:: Source material ::
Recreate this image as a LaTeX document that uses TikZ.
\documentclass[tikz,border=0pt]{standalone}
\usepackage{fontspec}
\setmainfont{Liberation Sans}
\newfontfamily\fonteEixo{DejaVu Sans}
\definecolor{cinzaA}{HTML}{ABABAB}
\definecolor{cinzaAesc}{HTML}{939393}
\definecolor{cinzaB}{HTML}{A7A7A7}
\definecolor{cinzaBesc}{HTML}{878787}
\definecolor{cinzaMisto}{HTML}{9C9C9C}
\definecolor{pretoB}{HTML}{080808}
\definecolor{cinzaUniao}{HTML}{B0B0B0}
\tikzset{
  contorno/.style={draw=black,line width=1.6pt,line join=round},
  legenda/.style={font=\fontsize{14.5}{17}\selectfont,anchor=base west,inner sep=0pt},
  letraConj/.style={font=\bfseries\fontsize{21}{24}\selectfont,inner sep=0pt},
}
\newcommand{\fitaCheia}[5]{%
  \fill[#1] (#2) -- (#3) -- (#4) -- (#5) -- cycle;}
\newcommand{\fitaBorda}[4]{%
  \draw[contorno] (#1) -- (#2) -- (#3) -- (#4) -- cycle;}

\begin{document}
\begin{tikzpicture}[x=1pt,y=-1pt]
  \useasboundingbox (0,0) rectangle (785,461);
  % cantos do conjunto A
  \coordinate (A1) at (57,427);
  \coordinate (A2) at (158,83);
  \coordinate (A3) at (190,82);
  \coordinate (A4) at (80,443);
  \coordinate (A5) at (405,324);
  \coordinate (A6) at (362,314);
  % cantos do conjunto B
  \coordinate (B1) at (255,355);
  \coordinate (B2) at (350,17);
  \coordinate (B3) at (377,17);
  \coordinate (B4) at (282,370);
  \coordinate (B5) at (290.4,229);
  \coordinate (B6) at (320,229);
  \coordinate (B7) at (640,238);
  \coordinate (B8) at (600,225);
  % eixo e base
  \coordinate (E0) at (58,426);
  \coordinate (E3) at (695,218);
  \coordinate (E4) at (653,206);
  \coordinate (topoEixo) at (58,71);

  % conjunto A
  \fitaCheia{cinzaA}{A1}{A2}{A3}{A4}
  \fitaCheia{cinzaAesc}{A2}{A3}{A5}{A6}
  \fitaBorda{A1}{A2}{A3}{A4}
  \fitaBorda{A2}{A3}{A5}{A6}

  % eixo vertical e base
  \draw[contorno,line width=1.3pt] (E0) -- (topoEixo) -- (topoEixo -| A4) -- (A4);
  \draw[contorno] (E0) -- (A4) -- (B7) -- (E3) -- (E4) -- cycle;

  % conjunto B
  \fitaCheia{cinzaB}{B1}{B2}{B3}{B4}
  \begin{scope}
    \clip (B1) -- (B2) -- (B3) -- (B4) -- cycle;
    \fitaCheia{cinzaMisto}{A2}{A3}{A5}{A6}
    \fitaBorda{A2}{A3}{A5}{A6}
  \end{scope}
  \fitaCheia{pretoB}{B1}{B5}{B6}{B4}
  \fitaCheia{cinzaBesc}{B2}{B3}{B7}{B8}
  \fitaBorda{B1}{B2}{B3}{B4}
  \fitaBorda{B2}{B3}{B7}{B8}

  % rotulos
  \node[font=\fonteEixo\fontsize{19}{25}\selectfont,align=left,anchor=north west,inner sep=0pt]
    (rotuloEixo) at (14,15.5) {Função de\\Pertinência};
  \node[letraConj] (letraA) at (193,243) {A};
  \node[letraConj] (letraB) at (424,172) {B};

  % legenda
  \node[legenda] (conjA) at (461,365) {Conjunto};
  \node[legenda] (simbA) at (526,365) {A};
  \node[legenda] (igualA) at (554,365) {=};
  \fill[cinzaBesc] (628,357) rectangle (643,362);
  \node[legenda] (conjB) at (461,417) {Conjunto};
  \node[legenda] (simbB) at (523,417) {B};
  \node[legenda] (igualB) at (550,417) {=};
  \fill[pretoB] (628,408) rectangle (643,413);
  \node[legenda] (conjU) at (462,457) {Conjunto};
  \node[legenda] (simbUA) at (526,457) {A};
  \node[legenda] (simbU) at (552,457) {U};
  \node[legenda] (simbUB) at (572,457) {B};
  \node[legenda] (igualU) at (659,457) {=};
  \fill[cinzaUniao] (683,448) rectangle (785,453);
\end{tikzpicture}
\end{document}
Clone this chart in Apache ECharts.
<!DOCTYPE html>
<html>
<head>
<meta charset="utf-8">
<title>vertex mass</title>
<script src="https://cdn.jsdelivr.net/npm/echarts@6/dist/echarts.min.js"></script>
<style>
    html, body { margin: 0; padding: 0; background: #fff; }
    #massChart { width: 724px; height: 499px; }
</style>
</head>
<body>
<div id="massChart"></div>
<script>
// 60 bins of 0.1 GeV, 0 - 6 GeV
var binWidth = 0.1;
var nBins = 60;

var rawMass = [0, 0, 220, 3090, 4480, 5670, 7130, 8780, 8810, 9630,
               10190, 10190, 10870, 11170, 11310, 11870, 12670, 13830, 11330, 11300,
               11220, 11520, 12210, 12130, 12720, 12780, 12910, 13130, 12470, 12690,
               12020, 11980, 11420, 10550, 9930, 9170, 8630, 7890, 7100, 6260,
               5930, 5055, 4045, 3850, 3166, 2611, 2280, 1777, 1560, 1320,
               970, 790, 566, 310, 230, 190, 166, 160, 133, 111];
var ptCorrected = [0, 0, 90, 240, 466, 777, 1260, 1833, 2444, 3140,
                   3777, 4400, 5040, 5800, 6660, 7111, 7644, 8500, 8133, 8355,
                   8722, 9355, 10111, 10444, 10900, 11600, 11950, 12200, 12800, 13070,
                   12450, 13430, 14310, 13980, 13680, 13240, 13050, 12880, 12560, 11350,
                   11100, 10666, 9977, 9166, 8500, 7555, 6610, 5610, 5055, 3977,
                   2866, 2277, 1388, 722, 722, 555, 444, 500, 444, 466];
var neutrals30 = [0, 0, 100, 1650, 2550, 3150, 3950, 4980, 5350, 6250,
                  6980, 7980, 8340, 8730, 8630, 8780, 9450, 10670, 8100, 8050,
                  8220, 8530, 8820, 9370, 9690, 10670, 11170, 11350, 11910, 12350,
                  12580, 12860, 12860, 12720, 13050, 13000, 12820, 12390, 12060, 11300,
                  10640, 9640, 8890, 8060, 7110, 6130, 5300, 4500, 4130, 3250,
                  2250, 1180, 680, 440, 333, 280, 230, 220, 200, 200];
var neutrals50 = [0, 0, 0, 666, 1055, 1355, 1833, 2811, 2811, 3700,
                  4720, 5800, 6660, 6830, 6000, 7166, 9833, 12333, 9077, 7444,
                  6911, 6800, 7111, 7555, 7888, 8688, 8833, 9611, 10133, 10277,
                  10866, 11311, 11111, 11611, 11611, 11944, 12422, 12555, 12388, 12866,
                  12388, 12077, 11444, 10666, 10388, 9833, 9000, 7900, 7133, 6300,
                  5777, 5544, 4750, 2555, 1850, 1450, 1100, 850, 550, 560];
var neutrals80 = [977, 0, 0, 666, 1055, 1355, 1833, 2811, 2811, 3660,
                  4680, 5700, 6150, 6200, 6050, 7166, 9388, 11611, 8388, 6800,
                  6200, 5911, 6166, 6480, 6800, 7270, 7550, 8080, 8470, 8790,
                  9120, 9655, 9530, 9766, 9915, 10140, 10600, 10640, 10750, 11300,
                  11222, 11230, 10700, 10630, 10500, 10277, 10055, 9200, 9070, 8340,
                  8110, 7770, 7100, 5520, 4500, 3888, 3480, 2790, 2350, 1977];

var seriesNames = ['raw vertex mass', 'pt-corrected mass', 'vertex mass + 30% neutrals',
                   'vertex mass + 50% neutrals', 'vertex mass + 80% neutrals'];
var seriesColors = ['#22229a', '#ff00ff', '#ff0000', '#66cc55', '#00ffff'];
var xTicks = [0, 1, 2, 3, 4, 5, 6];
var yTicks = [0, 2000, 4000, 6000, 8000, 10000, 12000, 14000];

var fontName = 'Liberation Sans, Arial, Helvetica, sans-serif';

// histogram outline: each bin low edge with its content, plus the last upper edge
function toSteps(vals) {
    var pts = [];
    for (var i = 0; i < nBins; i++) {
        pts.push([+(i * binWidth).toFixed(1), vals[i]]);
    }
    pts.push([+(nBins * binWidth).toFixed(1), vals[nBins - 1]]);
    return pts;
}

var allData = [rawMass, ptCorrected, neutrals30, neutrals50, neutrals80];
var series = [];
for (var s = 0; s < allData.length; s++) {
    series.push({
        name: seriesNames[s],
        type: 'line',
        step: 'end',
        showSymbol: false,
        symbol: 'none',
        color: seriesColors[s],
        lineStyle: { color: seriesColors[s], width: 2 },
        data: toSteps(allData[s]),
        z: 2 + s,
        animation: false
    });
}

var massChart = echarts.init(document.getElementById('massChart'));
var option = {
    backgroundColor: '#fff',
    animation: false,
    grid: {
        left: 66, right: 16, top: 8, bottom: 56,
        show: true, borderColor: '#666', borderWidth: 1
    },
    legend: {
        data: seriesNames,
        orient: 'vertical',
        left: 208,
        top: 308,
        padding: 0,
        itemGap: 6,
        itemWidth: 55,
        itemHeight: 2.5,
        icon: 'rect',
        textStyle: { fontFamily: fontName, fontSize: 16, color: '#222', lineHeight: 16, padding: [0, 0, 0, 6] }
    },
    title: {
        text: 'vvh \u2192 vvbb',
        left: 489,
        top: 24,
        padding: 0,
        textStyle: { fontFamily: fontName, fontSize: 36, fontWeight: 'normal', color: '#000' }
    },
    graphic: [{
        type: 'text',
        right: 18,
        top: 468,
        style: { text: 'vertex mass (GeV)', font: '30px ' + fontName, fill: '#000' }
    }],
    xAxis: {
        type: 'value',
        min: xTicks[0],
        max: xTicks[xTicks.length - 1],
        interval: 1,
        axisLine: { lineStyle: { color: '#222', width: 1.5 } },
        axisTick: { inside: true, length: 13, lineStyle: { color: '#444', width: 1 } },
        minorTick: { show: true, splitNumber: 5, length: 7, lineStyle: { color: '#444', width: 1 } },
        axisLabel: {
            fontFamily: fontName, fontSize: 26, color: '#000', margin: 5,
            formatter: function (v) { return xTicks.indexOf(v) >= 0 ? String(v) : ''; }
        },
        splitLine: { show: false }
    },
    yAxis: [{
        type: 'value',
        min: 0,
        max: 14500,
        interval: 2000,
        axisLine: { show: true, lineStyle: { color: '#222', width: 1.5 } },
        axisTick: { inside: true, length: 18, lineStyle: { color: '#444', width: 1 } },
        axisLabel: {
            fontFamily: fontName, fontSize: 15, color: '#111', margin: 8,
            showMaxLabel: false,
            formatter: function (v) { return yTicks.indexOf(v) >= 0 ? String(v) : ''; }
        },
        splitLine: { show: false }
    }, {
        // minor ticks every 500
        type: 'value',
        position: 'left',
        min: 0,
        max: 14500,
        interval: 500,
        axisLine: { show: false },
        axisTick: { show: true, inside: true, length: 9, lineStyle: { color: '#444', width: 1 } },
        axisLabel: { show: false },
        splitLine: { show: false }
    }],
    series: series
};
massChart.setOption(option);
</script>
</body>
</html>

:: Problem description ::
Choose all lines containing the string "this" and copy them out.

:: Exercise output ::
Recreate this image as a LaTeX document that uses TikZ.
Clone this chart in Apache ECharts.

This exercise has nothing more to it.